Our tolerance for stupidity, our ambivalence towards the fact that the human species appears to be getting not smarter but dumber; most of all, our determination to permit laziness and avoid rigour, because the greatest sin you can commit in the modern age is to hurt anybody’s feelings.
This fiery essay was aimed specifically at popular culture and high school and university education in the United States, but its arguments apply across the western world. It was written in 1993 and, depressingly, rings truer with the passage of time. It includes one of the best sentences I have ever read:
“The self is now the sacred cow of American culture, self- esteem is sacrosanct, and so we labour to turn arts education into a system in which no one can fail. In the same spirit, tennis could be shorn of its elitist overtones: you just get rid of the net.”
Almost 20 years after Hughes wrote this line, in countries such as Australia you are more likely to become a household name if you have cooked the winning dish on MasterChef or sung the best song on The Voice than if you have written a great book or made a scientific discovery. One of the first acts of Campbell Newman’s premiership in Queensland was to axe the state’s literary awards, a deliberate button-pushing exercise aimed at reassuring rednecks that he wasn’t going to waste much-needed public dough on what hillbillies in the Carolinas call fancy book learnin’.
Our schools are strait-jacketed by the consensus that every kid has to be a winner, or at least treated as such, even if they are plagued by profound problems with their reading and writing. As a parent, the last thing you will find on a school report card is a blunt letter F for “fail”, a benchmark deemed too harsh in this age of squeamishness and euphemism, even if it means your son won’t be able to fill in the form properly at his job interview 10 years down the track. Instead we talk about performances set against the outcomes of the cohort and go to great pains to use incomprehensible language, lest anyone be presented with an upsettingly accurate picture of what is really going on.

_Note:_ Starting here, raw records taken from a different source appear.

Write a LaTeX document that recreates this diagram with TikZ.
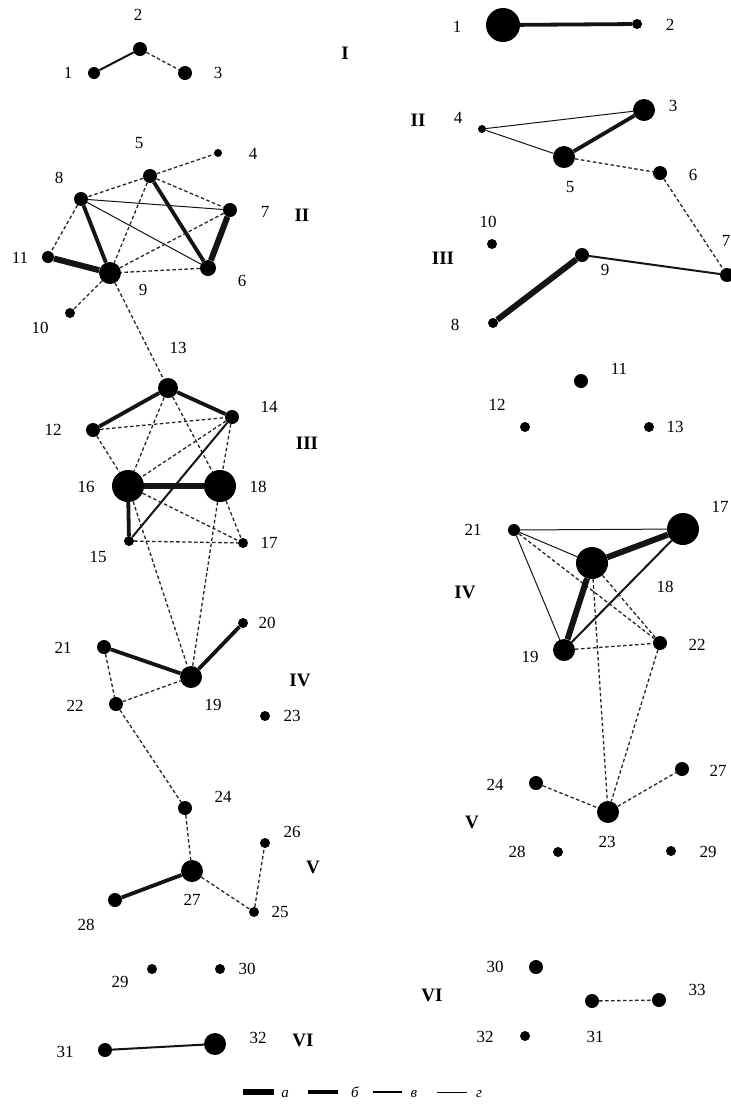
\documentclass[tikz,border=0pt]{standalone}
\usepackage{fontspec}
\setmainfont{Liberation Serif}
\begin{document}
\begin{tikzpicture}[x=1pt,y=-1pt,
  v/.style={circle,fill=black,inner sep=0pt,minimum size=#1},
  v/.default=10pt,
  lab/.style={inner sep=0pt,font=\fontsize{17}{17}\selectfont},
  grp/.style={inner sep=0pt,font=\fontsize{19}{19}\selectfont\bfseries},
  wa/.style={line width=6pt,black!92},
  wb/.style={line width=3.8pt,black!92},
  wv/.style={line width=2pt,black!92},
  wg/.style={line width=1pt,black!92},
  dsh/.style={line width=1.3pt,black!85,dash pattern=on 3.5pt off 2.5pt},
  leg/.style={inner sep=0pt,font=\fontsize{15}{15}\selectfont\itshape}]
\useasboundingbox (0,0) rectangle (731,1104);
\fill[white] (0,0) rectangle (731,1104);

% ---------------- left panel nodes
\node[v=12pt] (L1) at (94,73) {};
\node[v=14pt] (L2) at (140,49) {};
\node[v=14pt] (L3) at (185,73) {};
\node[v=8pt] (L4) at (218,153) {};
\node[v=14pt] (L5) at (150,176) {};
\node[v=16pt] (L6) at (208,268) {};
\node[v=14pt] (L7) at (230,210) {};
\node[v=14pt] (L8) at (81,199) {};
\node[v=22pt] (L9) at (110,273) {};
\node[v=10pt] (L10) at (70,313) {};
\node[v=12pt] (L11) at (48,257) {};
\node[v=14pt] (L12) at (93,430) {};
\node[v=20pt] (L13) at (168,388) {};
\node[v=14pt] (L14) at (232,417) {};
\node[v=10pt] (L15) at (129,541) {};
\node[v=32pt] (L16) at (128,486) {};
\node[v=10pt] (L17) at (243,543) {};
\node[v=32pt] (L18) at (220,486) {};
\node[v=22pt] (L19) at (191,677) {};
\node[v=10pt] (L20) at (243,623) {};
\node[v=14pt] (L21) at (104,647) {};
\node[v=14pt] (L22) at (116,704) {};
\node[v=10pt] (L23) at (265,716) {};
\node[v=14pt] (L24) at (185,808) {};
\node[v=10pt] (L25) at (254,912) {};
\node[v=10pt] (L26) at (265,843) {};
\node[v=22pt] (L27) at (192,871) {};
\node[v=14pt] (L28) at (115,900) {};
\node[v=10pt] (L29) at (152,969) {};
\node[v=10pt] (L30) at (220,969) {};
\node[v=14pt] (L31) at (105,1050) {};
\node[v=22pt] (L32) at (215,1044) {};

% left edges
\draw[wv] (L1) -- (L2);
\draw[dsh] (L2) -- (L3);
\draw[dsh] (L5) -- (L4);
\draw[dsh] (L5) -- (L8);
\draw[dsh] (L5) -- (L7);
\draw[wb] (L5) -- (L6);
\draw[dsh] (L5) -- (L9);
\draw[wg] (L8) -- (L7);
\draw[wg] (L8) -- (L6);
\draw[dsh] (L8) -- (L11);
\draw[wb] (L8) -- (L9);
\draw[wa] (L11) -- (L9);
\draw[wa] (L7) -- (L6);
\draw[dsh] (L7) -- (L9);
\draw[dsh] (L6) -- (L9);
\draw[dsh] (L9) -- (L10);
\draw[dsh] (L9) -- (L13);
\draw[wb] (L12) -- (L13);
\draw[wb] (L13) -- (L14);
\draw[dsh] (L12) -- (L14);
\draw[dsh] (L12) -- (L16);
\draw[dsh] (L13) -- (L16);
\draw[dsh] (L13) -- (L18);
\draw[dsh] (L14) -- (L16);
\draw[dsh] (L14) -- (L18);
\draw[wv] (L14) -- (L15);
\draw[wa] (L16) -- (L18);
\draw[wb] (L16) -- (L15);
\draw[dsh] (L16) -- (L17);
\draw[dsh] (L18) -- (L17);
\draw[dsh] (L15) -- (L17);
\draw[dsh] (L16) -- (L19);
\draw[dsh] (L18) -- (L19);
\draw[wb] (L21) -- (L19);
\draw[wb] (L19) -- (L20);
\draw[dsh] (L21) -- (L22);
\draw[dsh] (L22) -- (L19);
\draw[dsh] (L22) -- (L24);
\draw[dsh] (L24) -- (L27);
\draw[wb] (L27) -- (L28);
\draw[dsh] (L27) -- (L25);
\draw[dsh] (L25) -- (L26);
\draw[wv] (L31) -- (L32);

% left labels
\node[lab] (tL1) at (68,73) {1};
\node[lab] (tL2) at (138,15) {2};
\node[lab] (tL3) at (218,73) {3};
\node[lab] (tL4) at (253,154) {4};
\node[lab] (tL5) at (139,143) {5};
\node[lab] (tL6) at (242,281) {6};
\node[lab] (tL7) at (265,212) {7};
\node[lab] (tL8) at (59,178) {8};
\node[lab] (tL9) at (143,290) {9};
\node[lab] (tL10) at (40,328) {10};
\node[lab] (tL11) at (20,258) {11};
\node[lab] (tL12) at (53,430) {12};
\node[lab] (tL13) at (178,348) {13};
\node[lab] (tL14) at (269,407) {14};
\node[lab] (tL15) at (98,557) {15};
\node[lab] (tL16) at (86,487) {16};
\node[lab] (tL17) at (269,543) {17};
\node[lab] (tL18) at (258,487) {18};
\node[lab] (tL19) at (213,705) {19};
\node[lab] (tL20) at (267,623) {20};
\node[lab] (tL21) at (63,648) {21};
\node[lab] (tL22) at (75,706) {22};
\node[lab] (tL23) at (292,716) {23};
\node[lab] (tL24) at (223,797) {24};
\node[lab] (tL25) at (280,912) {25};
\node[lab] (tL26) at (292,832) {26};
\node[lab] (tL27) at (192,900) {27};
\node[lab] (tL28) at (86,925) {28};
\node[lab] (tL29) at (120,982) {29};
\node[lab] (tL30) at (247,969) {30};
\node[lab] (tL31) at (65,1052) {31};
\node[lab] (tL32) at (258,1038) {32};
\node[grp] (gL1) at (345,53) {I};
\node[grp] (gL2) at (302,215) {II};
\node[grp] (gL3) at (307,443) {III};
\node[grp] (gL4) at (300,680) {IV};
\node[grp] (gL5) at (313,867) {V};
\node[grp] (gL6) at (303,1040) {VI};

% ---------------- right panel nodes
\node[v=34pt] (R1) at (503,25) {};
\node[v=10pt] (R2) at (637,24) {};
\node[v=22pt] (R3) at (644,110) {};
\node[v=8pt] (R4) at (482,129) {};
\node[v=22pt] (R5) at (564,157) {};
\node[v=14pt] (R6) at (660,173) {};
\node[v=14pt] (R7) at (727,275) {};
\node[v=10pt] (R8) at (493,323) {};
\node[v=14pt] (R9) at (582,255) {};
\node[v=10pt] (R10) at (492,244) {};
\node[v=14pt] (R11) at (581,381) {};
\node[v=10pt] (R12) at (525,427) {};
\node[v=10pt] (R13) at (649,427) {};
\node[v=32pt] (R17) at (683,529) {};
\node[v=32pt] (R18) at (592,563) {};
\node[v=22pt] (R19) at (564,650) {};
\node[v=12pt] (R21) at (514,530) {};
\node[v=14pt] (R22) at (660,643) {};
\node[v=22pt] (R23) at (608,812) {};
\node[v=14pt] (R24) at (536,783) {};
\node[v=14pt] (R27) at (682,769) {};
\node[v=10pt] (R28) at (558,852) {};
\node[v=10pt] (R29) at (671,851) {};
\node[v=14pt] (R30) at (536,967) {};
\node[v=14pt] (R31) at (592,1001) {};
\node[v=10pt] (R32) at (525,1036) {};
\node[v=14pt] (R33) at (659,1000) {};

% right edges
\draw[wb] (R1) -- (R2);
\draw[wg] (R4) -- (R3);
\draw[wg] (R4) -- (R5);
\draw[wb] (R5) -- (R3);
\draw[dsh] (R5) -- (R6);
\draw[dsh] (R6) -- (R7);
\draw[wa] (R8) -- (R9);
\draw[wv] (R9) -- (R7);
\draw[wg] (R21) -- (R17);
\draw[wg] (R21) -- (R18);
\draw[wg] (R21) -- (R19);
\draw[dsh] (R21) -- (R22);
\draw[wa] (R17) -- (R18);
\draw[wv] (R17) -- (R19);
\draw[wa] (R18) -- (R19);
\draw[dsh] (R18) -- (R22);
\draw[dsh] (R19) -- (R22);
\draw[dsh] (R18) -- (R23);
\draw[dsh] (R22) -- (R23);
\draw[dsh] (R24) -- (R23);
\draw[dsh] (R23) -- (R27);
\draw[dsh] (R31) -- (R33);

% right labels
\node[lab] (tR1) at (457,27) {1};
\node[lab] (tR2) at (670,25) {2};
\node[lab] (tR3) at (673,106) {3};
\node[lab] (tR4) at (458,118) {4};
\node[lab] (tR5) at (570,187) {5};
\node[lab] (tR6) at (693,175) {6};
\node[lab] (tR7) at (726,241) {7};
\node[lab] (tR8) at (455,325) {8};
\node[lab] (tR9) at (605,270) {9};
\node[lab] (tR10) at (488,222) {10};
\node[lab] (tR11) at (619,369) {11};
\node[lab] (tR12) at (497,405) {12};
\node[lab] (tR13) at (675,427) {13};
\node[lab] (tR17) at (720,507) {17};
\node[lab] (tR18) at (665,587) {18};
\node[lab] (tR19) at (530,657) {19};
\node[lab] (tR21) at (473,530) {21};
\node[lab] (tR22) at (697,645) {22};
\node[lab] (tR23) at (607,842) {23};
\node[lab] (tR24) at (495,785) {24};
\node[lab] (tR27) at (718,771) {27};
\node[lab] (tR28) at (517,852) {28};
\node[lab] (tR29) at (708,852) {29};
\node[lab] (tR30) at (495,967) {30};
\node[lab] (tR31) at (595,1037) {31};
\node[lab] (tR32) at (485,1037) {32};
\node[lab] (tR33) at (697,990) {33};
\node[grp] (gR2) at (418,120) {II};
\node[grp] (gR3) at (443,258) {III};
\node[grp] (gR4) at (465,592) {IV};
\node[grp] (gR5) at (472,822) {V};
\node[grp] (gR6) at (432,995) {VI};

% ---------------- legend
\coordinate (la1) at (243,1092); \coordinate (la2) at (274,1092);
\coordinate (lb1) at (308,1092); \coordinate (lb2) at (338,1092);
\coordinate (lc1) at (373,1092); \coordinate (lc2) at (402,1092);
\coordinate (ld1) at (437,1092); \coordinate (ld2) at (467,1092);
\draw[line width=6pt,black] (la1) -- (la2);
\draw[line width=3.8pt,black] (lb1) -- (lb2);
\draw[line width=2pt,black] (lc1) -- (lc2);
\draw[line width=1pt,black] (ld1) -- (ld2);
\node[leg] (ta) at (285,1094) {а};
\node[leg] (tb) at (355,1092) {б};
\node[leg] (tc) at (414,1094) {в};
\node[leg] (td) at (479,1094) {г};
\end{tikzpicture}
\end{document}
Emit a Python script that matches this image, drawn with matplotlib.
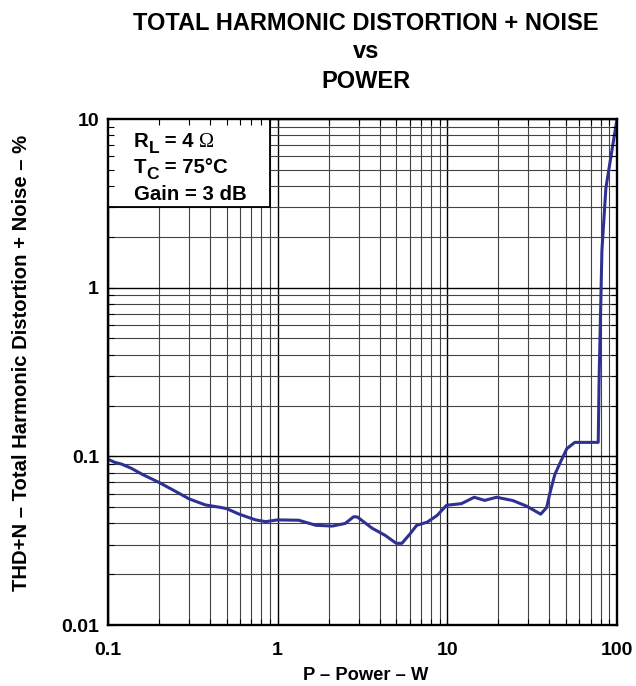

One of the best examples of the lily-livered mindset so beautifully skewered by Robert Hughes comes from my home state of South Australia. On the day Hughes died I was listening to a debate on the radio about the South Australian Certificate of Education, one of the biggest white flags every raised by education bureaucrats in the fight for standards in schools.
South Australia is now the only state where in their final year students can do just four subjects, as well as a flimsy research project. Scandalously, English need not be one of the subjects undertaken in their final year. In this country where so many still struggle to meet required standards of literacy, we are sending kids into the world with the misleading reassurance that it’s not really that important anyway.
I have a couple of friends who are high school teachers in SA. They regard the SACE certificate as entirely vacuous and say that it makes them feel more like baby-sitters than educators. Indeed the store which the Education Department places on retention rates seems to confirm that schools are regarded more as a venue for child-minding rather than learning through discipline and repetition, regular homework, and robust but nurturing feedback.
It also reflects the defeatist policy response to sustained failure, which is to make it easier for people to pass a school curriculum or a university degree by simply lowering the standards.
If there is such a thing as required reading any more – and there isn’t – Hughes’ brilliant book should be placed on the desk of everyone who believes that tennis is best played without a net, and that feeling good about yourself is more important than knowing things.